* _Available data_:
_____
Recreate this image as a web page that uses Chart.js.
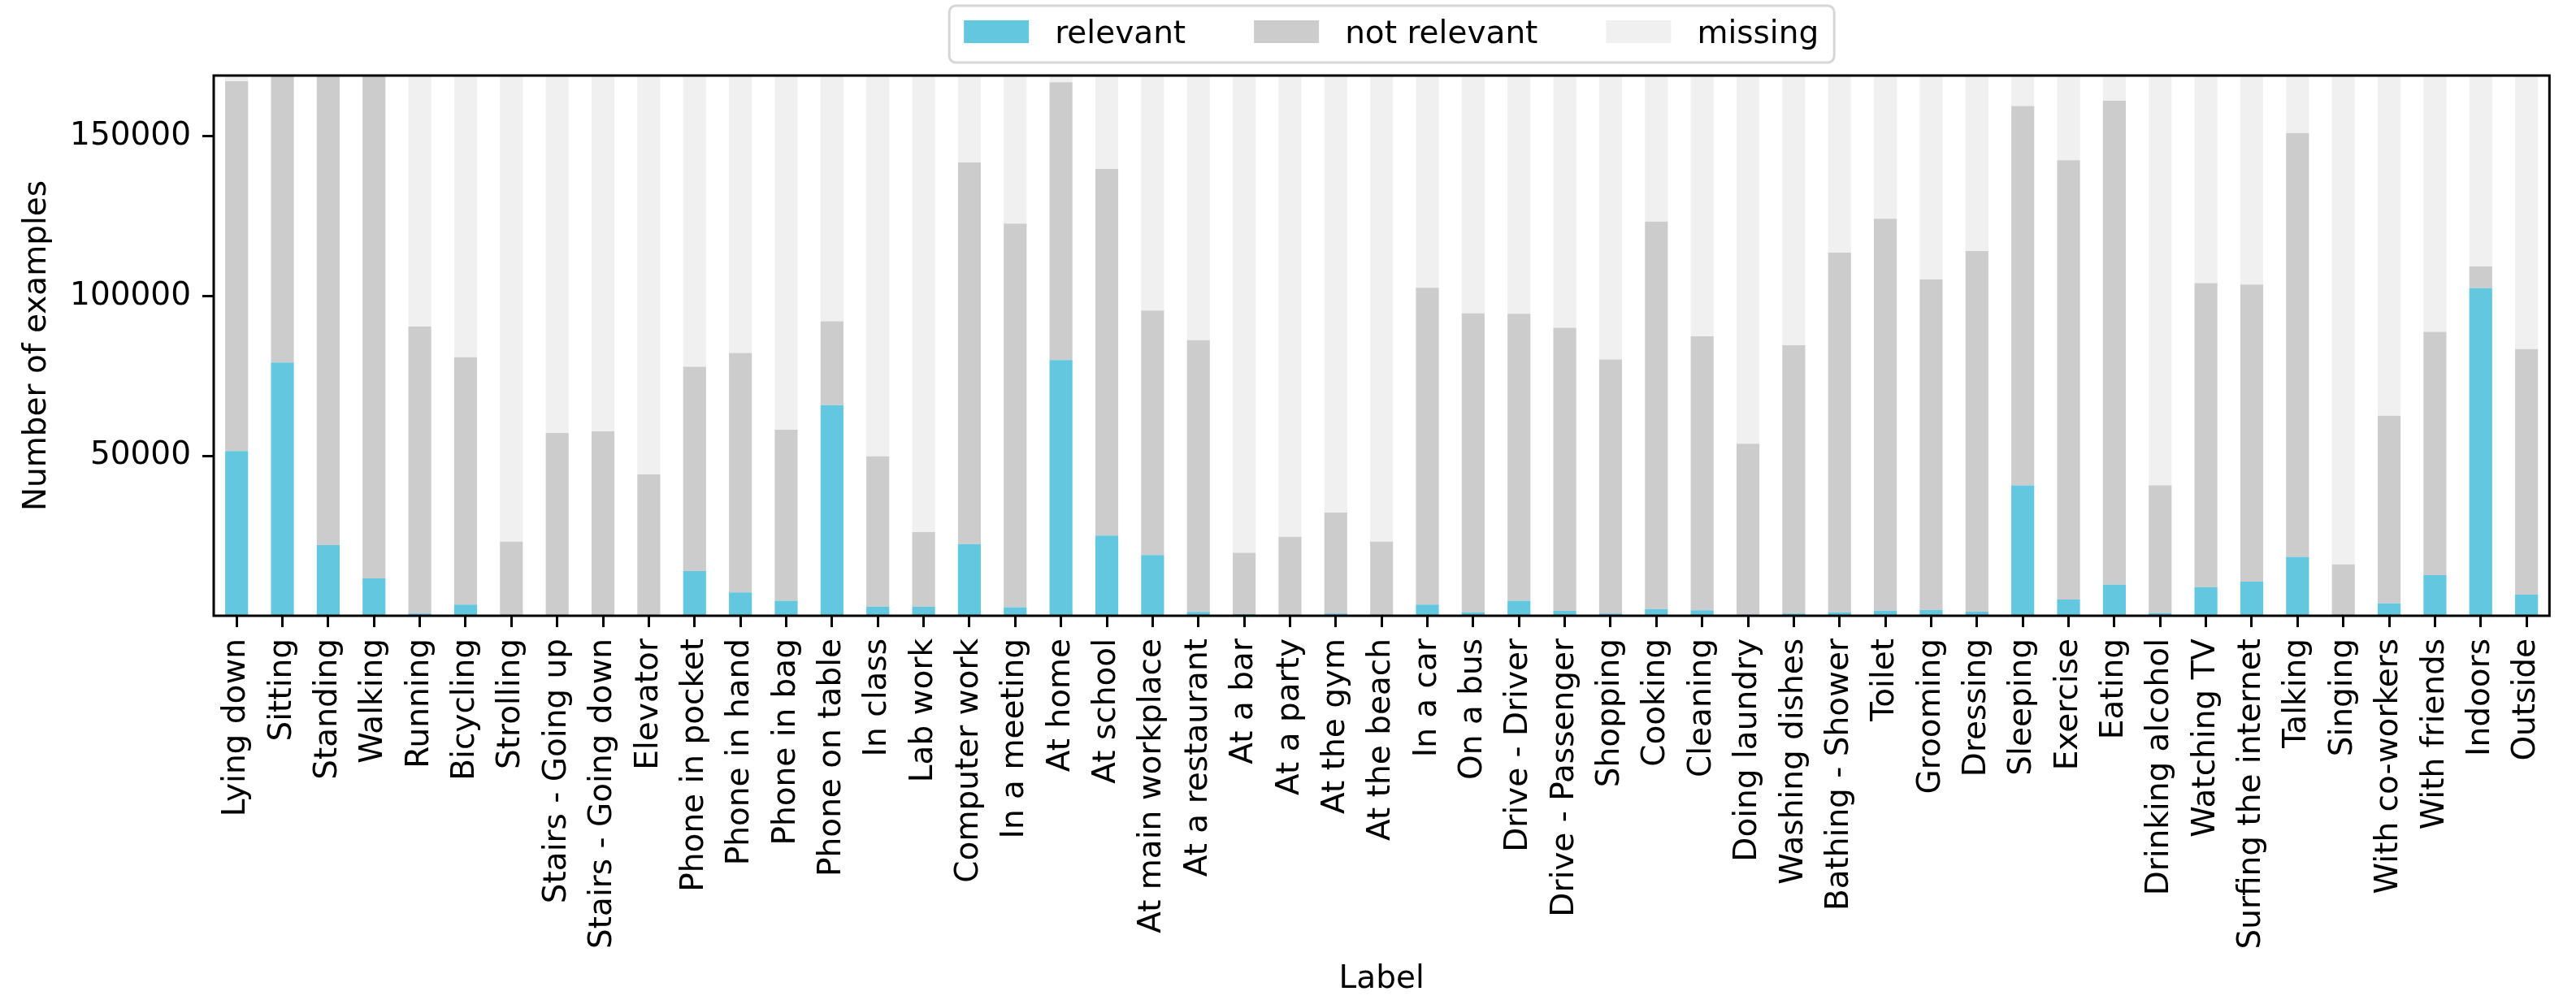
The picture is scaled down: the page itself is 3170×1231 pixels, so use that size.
<!DOCTYPE html>
<html>
<head>
<meta charset="utf-8">
<script src="https://cdn.jsdelivr.net/npm/chart.js@4/dist/chart.umd.min.js"></script>
<style>
  body { margin: 0; background: #fff; }
  canvas { display: block; }
</style>
</head>
<body>
<canvas id="graph" width="3170" height="1231"></canvas>
<script>
// labels along the x axis
const labels = [
  'Lying down', 'Sitting', 'Standing', 'Walking', 'Running', 'Bicycling', 'Strolling',
  'Stairs - Going up', 'Stairs - Going down', 'Elevator', 'Phone in pocket', 'Phone in hand',
  'Phone in bag', 'Phone on table', 'In class', 'Lab work', 'Computer work', 'In a meeting',
  'At home', 'At school', 'At main workplace', 'At a restaurant', 'At a bar', 'At a party',
  'At the gym', 'At the beach', 'In a car', 'On a bus', 'Drive - Driver', 'Drive - Passenger',
  'Shopping', 'Cooking', 'Cleaning', 'Doing laundry', 'Washing dishes', 'Bathing - Shower',
  'Toilet', 'Grooming', 'Dressing', 'Sleeping', 'Exercise', 'Eating', 'Drinking alcohol',
  'Watching TV', 'Surfing the internet', 'Talking', 'Singing', 'With co-workers',
  'With friends', 'Indoors', 'Outside'
];

const relevant = [
  51500, 79200, 22100, 11700, 700, 3500, 0, 0, 0, 0, 14000, 7300,
  4700, 65900, 2800, 2800, 22400, 2700, 80000, 25100, 19000, 1200, 500, 200,
  700, 100, 3500, 1100, 4700, 1500, 700, 2100, 1700, 300, 700, 1100,
  1600, 1800, 1300, 40800, 5100, 9700, 800, 8900, 10700, 18400, 0, 3900,
  12700, 102500, 6600
];

const notRelevant = [
  115700, 89800, 146900, 157300, 89750, 77350, 23200, 57200, 57700, 44200, 63900, 74900,
  53500, 26200, 47100, 23400, 119400, 120000, 86900, 114700, 76500, 85000, 19200, 24500,
  31600, 23100, 99100, 93500, 89800, 88600, 79500, 121200, 85700, 53500, 83900, 112500,
  122600, 103400, 112800, 118700, 137400, 151400, 40000, 95200, 92900, 132600, 16100, 58700,
  76100, 6800, 76800
];

const missing = [
  1800, 0, 0, 0, 78550, 88150, 145800, 111800, 111300, 124800, 91100, 86800,
  110800, 76900, 119100, 142800, 27200, 46300, 2100, 29200, 73500, 82800, 149300, 144300,
  136700, 145800, 66400, 74400, 74500, 78900, 88800, 45700, 81600, 115200, 84400, 55400,
  44800, 63800, 54900, 9500, 26500, 7900, 128200, 64900, 65400, 18000, 152900, 106400,
  80200, 59700, 85600
];

const yTicks = [50000, 100000, 150000];
const yMax = 169000;

const font = 'DejaVu Sans';
const fsize = 39;

// box around the plot + matplotlib style legend
const framePlugin = {
  id: 'frame',
  afterDraw(chart) {
    const ctx = chart.ctx;
    const a = chart.chartArea;
    ctx.save();
    ctx.strokeStyle = '#000';
    ctx.lineWidth = 3;
    ctx.strokeRect(a.left, a.top, a.right - a.left, a.bottom - a.top);

    // legend
    ctx.font = fsize + 'px "' + font + '"';
    const handle = 80, textPad = 32, colSpace = 84;
    const sets = chart.data.datasets;
    let total = 0;
    const widths = sets.map(d => ctx.measureText(d.label).width);
    widths.forEach((w, i) => { total += handle + textPad + w + (i < sets.length - 1 ? colSpace : 0); });
    const cx = (a.left + a.right) / 2 + 12;
    let x = cx - total / 2;
    const boxL = x - 18, boxR = x + total + 19, boxT = 7, boxB = 77;
    ctx.beginPath();
    ctx.roundRect(boxL, boxT, boxR - boxL, boxB - boxT, 8);
    ctx.fillStyle = 'rgba(255,255,255,0.8)';
    ctx.fill();
    ctx.strokeStyle = '#d6d6d6';
    ctx.lineWidth = 3;
    ctx.stroke();
    ctx.textBaseline = 'alphabetic';
    ctx.textAlign = 'left';
    sets.forEach((d, i) => {
      ctx.fillStyle = d.backgroundColor;
      ctx.fillRect(x, 25, handle, 28);
      ctx.fillStyle = '#000';
      ctx.fillText(d.label, x + handle + textPad, 53);
      x += handle + textPad + widths[i] + colSpace;
    });
    ctx.restore();
  }
};

const ctx = document.getElementById('graph').getContext('2d');
const chart = new Chart(ctx, {
  type: 'bar',
  data: {
    labels: labels,
    datasets: [
      { label: 'relevant', data: relevant, backgroundColor: '#63c7df' },
      { label: 'not relevant', data: notRelevant, backgroundColor: '#cccccc' },
      { label: 'missing', data: missing, backgroundColor: '#f0f0f0' }
    ]
  },
  options: {
    responsive: false,
    maintainAspectRatio: false,
    devicePixelRatio: 1,
    animation: false,
    datasets: {
      bar: { barPercentage: 0.5, categoryPercentage: 1.0, borderWidth: 0 }
    },
    layout: { padding: { top: 93, right: 7, left: 0, bottom: 0 } },
    plugins: {
      legend: { display: false },
      tooltip: { enabled: false }
    },
    scales: {
      x: {
        stacked: true,
        offset: true,
        afterFit(scale) { scale.height = 473; },
        grid: {
          offset: false,
          drawOnChartArea: false,
          drawTicks: true,
          tickLength: 14,
          tickWidth: 3,
          tickColor: '#000'
        },
        border: { display: false },
        ticks: {
          autoSkip: false,
          minRotation: 90,
          maxRotation: 90,
          padding: 14,
          color: '#000',
          font: { family: font, size: fsize }
        },
        title: {
          display: true,
          text: 'Label',
          color: '#000',
          padding: { top: 0, bottom: 2 },
          font: { family: font, size: fsize }
        }
      },
      y: {
        stacked: true,
        min: 0,
        max: yMax,
        afterFit(scale) { scale.width = 263; },
        afterBuildTicks(scale) { scale.ticks = yTicks.map(v => ({ value: v })); },
        grid: {
          drawOnChartArea: false,
          drawTicks: true,
          tickLength: 14,
          tickWidth: 3,
          tickColor: '#000'
        },
        border: { display: false },
        ticks: {
          padding: 14,
          color: '#000',
          font: { family: font, size: fsize },
          callback: v => String(v)
        },
        title: {
          display: true,
          text: 'Number of examples',
          color: '#000',
          padding: { top: 22, bottom: 0 },
          font: { family: font, size: fsize }
        }
      }
    }
  },
  plugins: [framePlugin]
});
</script>
</body>
</html>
_____
* _Given request_: Look through the data and gather every line with the string "down" in it.

* _Output of the exercise_:
The picture is scaled down: the page itself is 3170×1231 pixels, so use that size.
  'Lying down', 'Sitting', 'Standing', 'Walking', 'Running', 'Bicycling', 'Strolling',
  'Stairs - Going up', 'Stairs - Going down', 'Elevator', 'Phone in pocket', 'Phone in hand',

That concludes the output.